Wednesday, January 30, 2008

Over-Invited

This blog is basically an addendum to Impersonal Greetings.

Today I got a greeting on Facebook through a new app. However, when I went to claim my greeting, I found I would not be able to get it unless I sent a greeting to 15 of my friends.

I was immediately filled with doubt regarding the greeting I got. Was it really a personal greeting for me? Or did my friend need to greet me in order to get the greeting from his friend? Frankly, the thought that someone was forced to greet me is even worse than getting a holiday card from someone who just sent it to his whole mailing list. At least it was intentional and not sent to me under duress.

Needless to say, I logged out of that app, so I don't know what greeting I got. Or didn't get.

BTW, if you are wondering how many of my colleagues contacted me after my last post regarding the meeting my company is attending this week, the answer is none. I hereby officially concede that I am ahead of the curve.

Tuesday, January 22, 2008

BTW

If you are reading this blog because, like me, your company is attending the MEF forum next week, and you saw my name on the attendees list, and you are doing your homework before the meeting -- by all means, please drop me an e-mail. You have officially made my list of "people who get it." I'd be honored to make your acquaintance.

Google-ability

In anticipation of an industry meeting my company is attending, I went through the list of attendees and googled the ones I was interested in finding out about. Several interesting findings are appearing from this exercise, one of which relates to the different social networks my colleagues use. More about that in my next blog.
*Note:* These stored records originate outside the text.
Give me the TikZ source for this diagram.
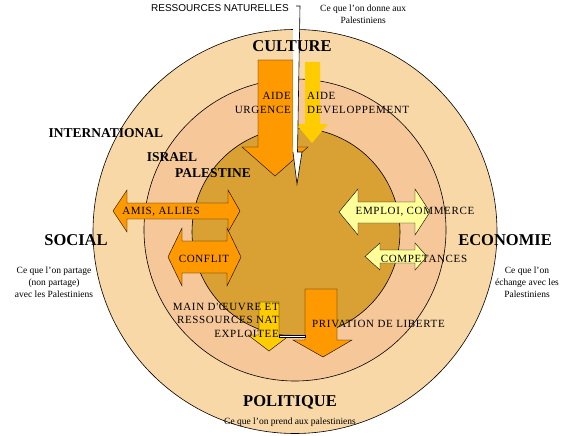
\documentclass[tikz,border=0pt]{standalone}
\usepackage{fontspec}
\setmainfont{Liberation Serif}
\newfontfamily\arialfam{Liberation Sans}
\newfontfamily\spacedfam{Liberation Serif}[LetterSpace=6.0]
\usepackage{tikz}
\definecolor{ringout}{HTML}{F9D8A8}
\definecolor{ringmid}{HTML}{F5C799}
\definecolor{ringin}{HTML}{D9A134}
\definecolor{arrorange}{HTML}{FF9900}
\definecolor{arryellow}{HTML}{FFCC00}
\definecolor{arrpale}{HTML}{FFFF99}
\tikzset{
  ring/.style={draw=black, line width=0.6pt},
  blockarr/.style={draw=black, line width=0.4pt, line join=miter},
  sphere/.style={font=\bfseries\fontsize{16.5}{18}\selectfont, inner sep=0pt},
  level/.style={font=\bfseries\fontsize{13.5}{15}\selectfont, inner sep=0pt},
  note/.style={font=\fontsize{9.5}{12}\selectfont, align=center, inner sep=0pt},
  tag/.style={font=\spacedfam\fontsize{11}{13.5}\selectfont, inner sep=0pt}
}

\begin{document}
\begin{tikzpicture}[x=1pt, y=-1pt]
  \useasboundingbox (0,0) rectangle (576,436);
  % rings
  \fill[ringout, ring] (295,231.5) circle (202pt);
  \fill[ringmid, ring] (295,230) circle (151pt);
  \fill[ringin, ring]  (296,232) circle (104pt);
  % arrows going in
  \fill[arrorange, blockarr] (258,60)--(293,60)--(293,147)--(308,147)--(275,176)--(242,147)--(258,147)--cycle;
  \fill[arryellow] (305,62)--(320,62)--(320,124)--(328,124)--(312,143)--(296,124)--(305,124)--cycle;
  \fill[white] (293,6)--(300,6)--(297.5,152)--(302,152)--(297,184)--(293,152)--cycle;
  \draw[line width=0.6pt] (296,6)--(300,6)--(297.5,152)--(302,152)--(297,184)--(293,152);
  % arrows both ways
  \fill[arrorange, blockarr] (113,211)--(127,190)--(127,203)--(228,203)--(228,190)--(240,211)--(228,232)--(228,219)--(127,219)--(127,232)--cycle;
  \fill[arrorange, blockarr] (168,257)--(182,228)--(182,241)--(227,241)--(227,228)--(241,257)--(227,286)--(227,273)--(182,273)--(182,286)--cycle;
  \fill[arrpale, blockarr] (339,212)--(358,189)--(358,202)--(415,202)--(415,189)--(430,212)--(415,235)--(415,223)--(358,223)--(358,235)--cycle;
  \fill[arrpale, blockarr] (365,256.5)--(380,243)--(380,250)--(415,250)--(415,243)--(427,256.5)--(415,270)--(415,263)--(380,263)--(380,270)--cycle;
  % arrows going out
  \fill[arryellow, blockarr] (259,302)--(279,302)--(279,335)--(290,335)--(269,351)--(248,335)--(259,335)--cycle;
  \fill[arrorange, blockarr] (305,289)--(337,289)--(337,340)--(352,340)--(323,357)--(293,340)--(305,340)--cycle;
  \draw[fill=white, line width=0.4pt] (279,335) rectangle (305,337.5);
  % spheres
  \node[sphere] (culture)   at (292,46)  {CULTURE};
  \node[sphere] (social)    at (76,240)  {SOCIAL};
  \node[sphere] (economie)  at (505,240) {ECONOMIE};
  \node[sphere] (politique) at (290,402) {POLITIQUE};
  \node[level] (intl)      at (106,133) {INTERNATIONAL};
  \node[level] (israel)    at (172,157) {ISRAEL};
  \node[level] (palestine) at (213,173) {PALESTINE};
  % what is exchanged
  \node[note, anchor=west] (donne) at (320,14) {Ce que l'on donne aux\\Palestiniens};
  \node[note] (partage) at (54,282) {Ce que l'on partage\\(non partage)\\avec les Palestiniens};
  \node[note] (echange) at (527,282) {Ce que l'on\\échange avec les\\Palestiniens};
  \node[note] (prend)   at (290,422) {Ce que l'on prend aux palestiniens};
  \node[font=\arialfam\fontsize{10}{12}\selectfont, inner sep=0pt, anchor=east] (resnat) at (289,8) {RESSOURCES NATURELLES};
  % arrow labels
  \node[tag, align=right, anchor=east] (urgence) at (291,103) {AIDE\\URGENCE};
  \node[tag, align=left, anchor=west] (devel) at (307,103) {AIDE\\DEVELOPPEMENT};
  \node[tag] (amis)    at (161,212) {AMIS, ALLIES};
  \node[tag] (conflit) at (204,259) {CONFLIT};
  \node[tag] (emploi)  at (415,212) {EMPLOI, COMMERCE};
  \node[tag] (compet)  at (424,259) {COMPETANCES};
  \node[tag, align=right, anchor=east] (mainoeuvre) at (279,320) {MAIN D'ŒUVRE ET\\RESSOURCES NAT\\EXPLOITEE};
  \node[tag, anchor=west] (privation) at (312,324) {PRIVATION DE LIBERTE};
\end{tikzpicture}
\end{document}
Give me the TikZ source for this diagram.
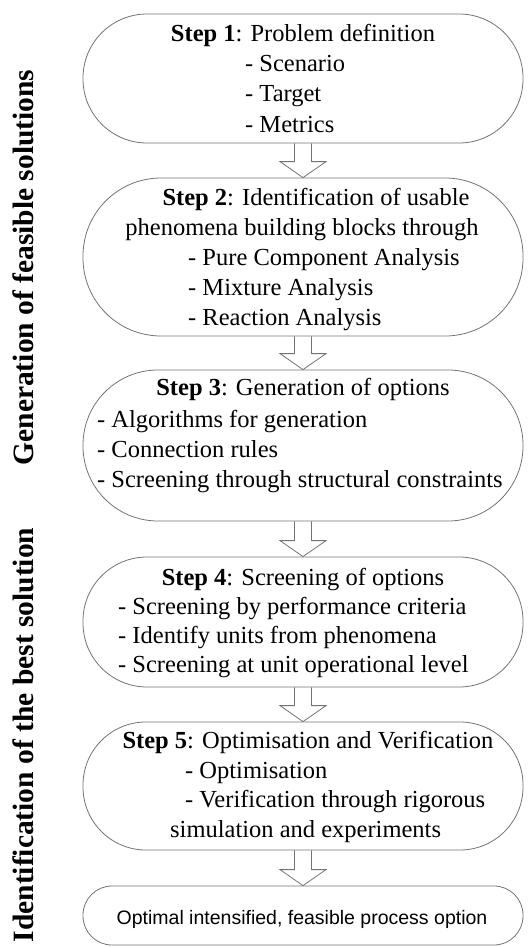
\documentclass[tikz,border=0pt]{standalone}
\usepackage{fontspec}
\setmainfont{Liberation Serif}
\newfontfamily\arialfont{Liberation Sans}
\usetikzlibrary{calc}
\tikzset{
  stepbox/.style={draw=black!55, line width=0.8pt, minimum width=440pt, inner sep=0pt},
  steptext/.style={inner sep=0pt, font=\fontsize{24.5}{30}\selectfont},
  sidelabel/.style={inner sep=0pt, rotate=90, font=\fontsize{29.5}{36}\selectfont\bfseries},
  flowarrow/.style={draw=black!55, line width=0.8pt, line join=miter},
}
\begin{document}
\begin{tikzpicture}[x=1pt, y=-1pt]
\useasboundingbox (0,0) rectangle (531,947);
\node[stepbox, minimum height=129pt, rounded corners=64pt] (s1) at (303,78.5) {};
\node[stepbox, minimum height=158pt, rounded corners=78pt] (s2) at (303,257) {};
\node[stepbox, minimum height=151pt, rounded corners=75pt] (s3) at (303,445.5) {};
\node[stepbox, minimum height=130pt, rounded corners=64pt] (s4) at (303,622) {};
\node[stepbox, minimum height=128pt, rounded corners=63pt] (s5) at (303,786) {};
\node[stepbox, minimum height=59pt, rounded corners=29pt] (s6) at (303,915.5) {};
\foreach \a/\b in {s1/s2,s2/s3,s3/s4,s4/s5,s5/s6}
  \draw[flowarrow] ($(\a.south)+(-8.5,0)$) -- ($(\b.north)+(-8.5,-16)$) -- ++(-14.5,0)
    -- (\b.north) -- ($(\b.north)+(23,-16)$) -- ++(-14.5,0) -- ($(\a.south)+(8.5,0)$);
\node[steptext, anchor=base] (t1) at (303,42) {\textbf{Step 1}: Problem definition};
\node[steptext, anchor=base west] (t1a) at (245,72) {- Scenario};
\node[steptext, anchor=base west] (t1b) at (245,102) {- Target};
\node[steptext, anchor=base west] (t1c) at (245,132) {- Metrics};
\node[steptext, anchor=base] (t2) at (316,205) {\textbf{Step 2}: Identification of usable};
\node[steptext, anchor=base] (t2a) at (302,235) {phenomena building blocks through};
\node[steptext, anchor=base west] (t2b) at (188,265) {- Pure Component Analysis};
\node[steptext, anchor=base west] (t2c) at (188,295) {- Mixture Analysis};
\node[steptext, anchor=base west] (t2d) at (188,325) {- Reaction Analysis};
\node[steptext, anchor=base] (t3) at (303,395) {\textbf{Step 3}: Generation of options};
\node[steptext, anchor=base west] (t3a) at (97,427) {- Algorithms for generation};
\node[steptext, anchor=base west] (t3b) at (97,457) {- Connection rules};
\node[steptext, anchor=base west] (t3c) at (97,487) {- Screening through structural constraints};
\node[steptext, anchor=base] (t4) at (303,585) {\textbf{Step 4}: Screening of options};
\node[steptext, anchor=base west] (t4a) at (118,614) {- Screening by performance criteria};
\node[steptext, anchor=base west] (t4b) at (118,643) {- Identify units from phenomena};
\node[steptext, anchor=base west] (t4c) at (118,672) {- Screening at unit operational level};
\node[steptext, anchor=base] (t5) at (308,748) {\textbf{Step 5}: Optimisation and Verification};
\node[steptext, anchor=base west] (t5a) at (185,778) {- Optimisation};
\node[steptext, anchor=base west] (t5b) at (185,807) {- Verification through rigorous};
\node[steptext, anchor=base west] (t5c) at (170,837) {simulation and experiments};
\node[inner sep=0pt, anchor=base, font=\arialfont\fontsize{19.5}{23}\selectfont] (t6) at (302,924) {Optimal intensified, feasible process option};
\node[sidelabel] (g1) at (23,267.5) {Generation of feasible solutions};
\node[sidelabel] (g2) at (23,735) {Identification of the best solution};
\end{tikzpicture}
\end{document}
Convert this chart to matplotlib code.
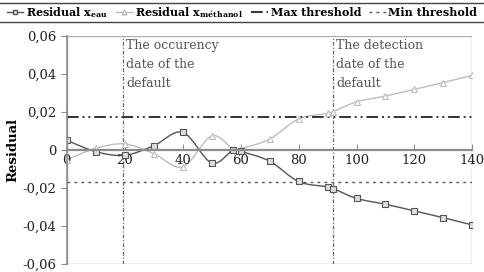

The main finding of interest is how googlable people are, and how much information is available on people. About half of the people I am looking for are in marketing and about half are in technical fields. Most of them do not do well in search engines. So far, none of them have blogs. Almost none of them have any personal information available: not flickr accounts, not book reviews on Amazon, not even a resume.

In other words, the only way I am able to find out about my colleagues in the telecommunications industry is if they have written a feature article, are using LinkedIn or Spoke (the other social networks Google poorly), or have published a professional paper or contributed to a standards body.

On the one hand, I think, more power to them, they have managed to keep their personal lives to themselves, unlike yours truly. OTOH, I think, what losers: don't they have a life? What kind of marketing person are you if I can barely find your title online? Who are you if I can't find you online at all?

The other thing that strikes me is the huge advantage to having a relatively unique name. For those of my colleagues named John Smith, I had to search with their company name, which is fine for my purposes. However, if someone is searching for them after finding them on match.com or on their neighborhood watch committee, there is little chance that person can find out anything about them.

Thankfully, my last name is fairly unique, because my first name is not. If I had thought about online search 10 years ago, I probably would have thought twice before naming my daughter Maya, which is very popular these days. She could potentially marry someone with a common name and be virtually invisible, or at least virtually hard-to-find.

For all of you future parents, I am perfectly serious. If your family name is common, think hard about giving your child a fairly original first name. Phone books and local searches are a thing of the past; today reputations are global and your life-long unique identifier will have a significant value.

Sunday, January 6, 2008

Impersonal Greetings

With a new year inevitably come New Year's Greetings.

Nobody reading a blog remembers this, but once upon a time if you got a holiday greeting card (the kind made of dead trees), and the person hadn't scribbled some kind of personal message, you felt a tad insulted.

At least that was the case in the States, when I lived there. For almost two decades, I've lived in a culture where the only people who send holiday cards are salespeople. So, for years and years, I have not sent greeting cards. I feel guilty about the friends I didn't keep in touch with, but on the upside, I've saved a few trees.

Over the past few years, greeting cards come, by the dozen, through e-mail. There's something incredibly impersonal about not even getting your card with your name at the top of it. Despite being in charge of the design of the company greeting cards, I don't make a habit of sending cards out, but to the actual humans who send me cards, I tend to reply.

This year's innovation is cards through social networking. I get season's greetings through Facebook and Plaxo. Now these greeting cards are, in some ways, even less work and less personal than the e-mail greeting card. OTOH, they do have your name and picture on them, and they did come from your (semi-)closed network of declared "friends".

It is with great embarrassment that I admit to enjoying receipt of these impersonal social-network-generated greetings. I get that instant pleasure of believing that for a split second, a friend of mine was thinking of me. And they were, because they had to look at my picture for a second (Unless they chose "Select All", but none of my friends are dorks, so I am pretending that option doesn't exist.)

I still haven't been able to bring myself to return the greetings, because it seems too impersonal. But social networking has allowed me to send birthday cards at the appropriate dates, something I have never been capable of tracking previously. Despite the impersonal nature of an e-greeting, it's an upgrade from the mass-holiday-greeting-card. I hope you understand.

I still get the holiday greeting cards of the physical kind, always from my ex-roommates from college. They don't have anything personal scribbled at the bottom, but they always have a picture of their kids. I hang those up in the kitchen, where I can see them, for the whole year, until the next one comes.